WRITTEN PROBLEM:
Please return exactly the run of lines that begins with the line containing "Rebuild this chart" and ends with the line containing "ax = fig.add_axes([0.0932, 0.2025, 0.9172, 0.7705])", pictures excluded.

RECORDS SHOWN:
::::::::::

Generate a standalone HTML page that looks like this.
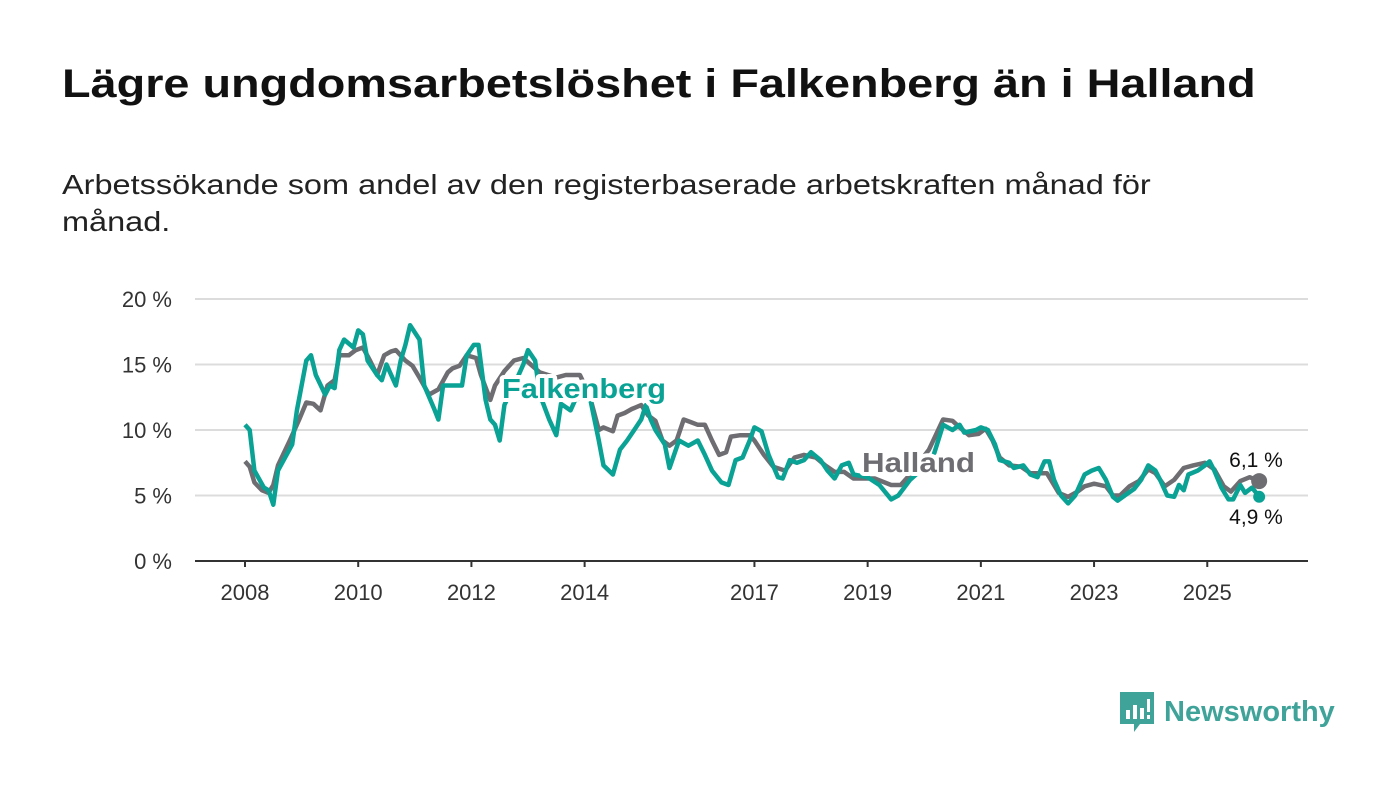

::::::::::

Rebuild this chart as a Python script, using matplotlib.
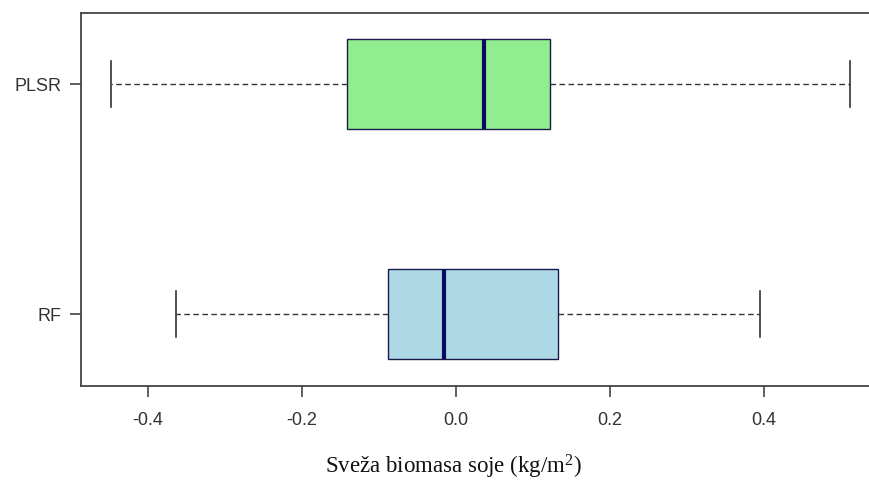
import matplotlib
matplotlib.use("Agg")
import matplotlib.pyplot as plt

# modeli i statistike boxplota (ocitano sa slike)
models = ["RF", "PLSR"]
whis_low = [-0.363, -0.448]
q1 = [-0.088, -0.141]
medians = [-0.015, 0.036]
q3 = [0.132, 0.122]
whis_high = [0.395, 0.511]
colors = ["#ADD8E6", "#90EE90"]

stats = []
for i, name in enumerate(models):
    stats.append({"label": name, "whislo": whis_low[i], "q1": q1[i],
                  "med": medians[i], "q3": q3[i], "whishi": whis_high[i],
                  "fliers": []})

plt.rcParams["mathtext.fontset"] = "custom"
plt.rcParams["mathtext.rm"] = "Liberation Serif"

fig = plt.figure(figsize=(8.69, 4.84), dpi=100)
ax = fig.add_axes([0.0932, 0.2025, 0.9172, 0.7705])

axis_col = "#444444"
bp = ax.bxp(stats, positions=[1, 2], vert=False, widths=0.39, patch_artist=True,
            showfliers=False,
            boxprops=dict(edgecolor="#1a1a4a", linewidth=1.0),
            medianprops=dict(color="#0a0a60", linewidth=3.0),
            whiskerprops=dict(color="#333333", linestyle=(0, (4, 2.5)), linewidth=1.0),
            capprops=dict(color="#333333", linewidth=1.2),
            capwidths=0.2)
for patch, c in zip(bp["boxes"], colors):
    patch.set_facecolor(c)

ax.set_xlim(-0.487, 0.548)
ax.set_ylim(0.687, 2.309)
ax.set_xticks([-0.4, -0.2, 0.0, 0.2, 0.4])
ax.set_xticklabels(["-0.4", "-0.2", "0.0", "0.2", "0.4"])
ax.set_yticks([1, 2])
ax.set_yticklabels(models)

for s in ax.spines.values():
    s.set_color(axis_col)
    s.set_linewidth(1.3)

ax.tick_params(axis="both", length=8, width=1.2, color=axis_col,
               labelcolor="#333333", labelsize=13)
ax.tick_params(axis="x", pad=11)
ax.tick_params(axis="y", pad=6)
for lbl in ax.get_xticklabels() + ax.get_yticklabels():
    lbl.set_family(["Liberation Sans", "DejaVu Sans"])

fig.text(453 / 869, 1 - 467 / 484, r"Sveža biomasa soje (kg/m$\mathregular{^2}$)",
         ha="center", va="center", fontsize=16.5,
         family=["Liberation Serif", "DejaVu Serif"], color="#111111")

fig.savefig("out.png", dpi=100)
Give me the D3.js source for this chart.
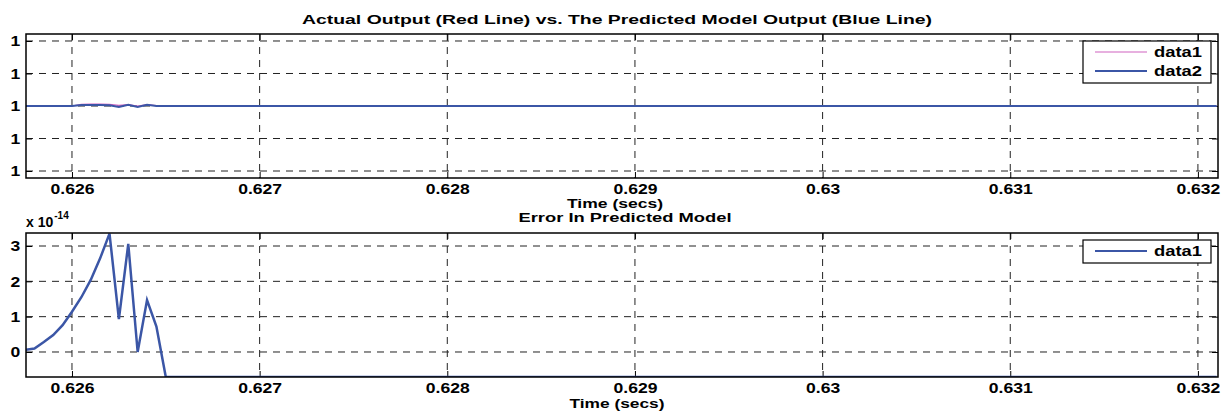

::::::::::

REPLY:
Rebuild this chart as a Python script, using matplotlib.
import matplotlib
matplotlib.use("Agg")
import matplotlib.pyplot as plt

# modeli i statistike boxplota (ocitano sa slike)
models = ["RF", "PLSR"]
whis_low = [-0.363, -0.448]
q1 = [-0.088, -0.141]
medians = [-0.015, 0.036]
q3 = [0.132, 0.122]
whis_high = [0.395, 0.511]
colors = ["#ADD8E6", "#90EE90"]

stats = []
for i, name in enumerate(models):
    stats.append({"label": name, "whislo": whis_low[i], "q1": q1[i],
                  "med": medians[i], "q3": q3[i], "whishi": whis_high[i],
                  "fliers": []})

plt.rcParams["mathtext.fontset"] = "custom"
plt.rcParams["mathtext.rm"] = "Liberation Serif"

fig = plt.figure(figsize=(8.69, 4.84), dpi=100)
ax = fig.add_axes([0.0932, 0.2025, 0.9172, 0.7705])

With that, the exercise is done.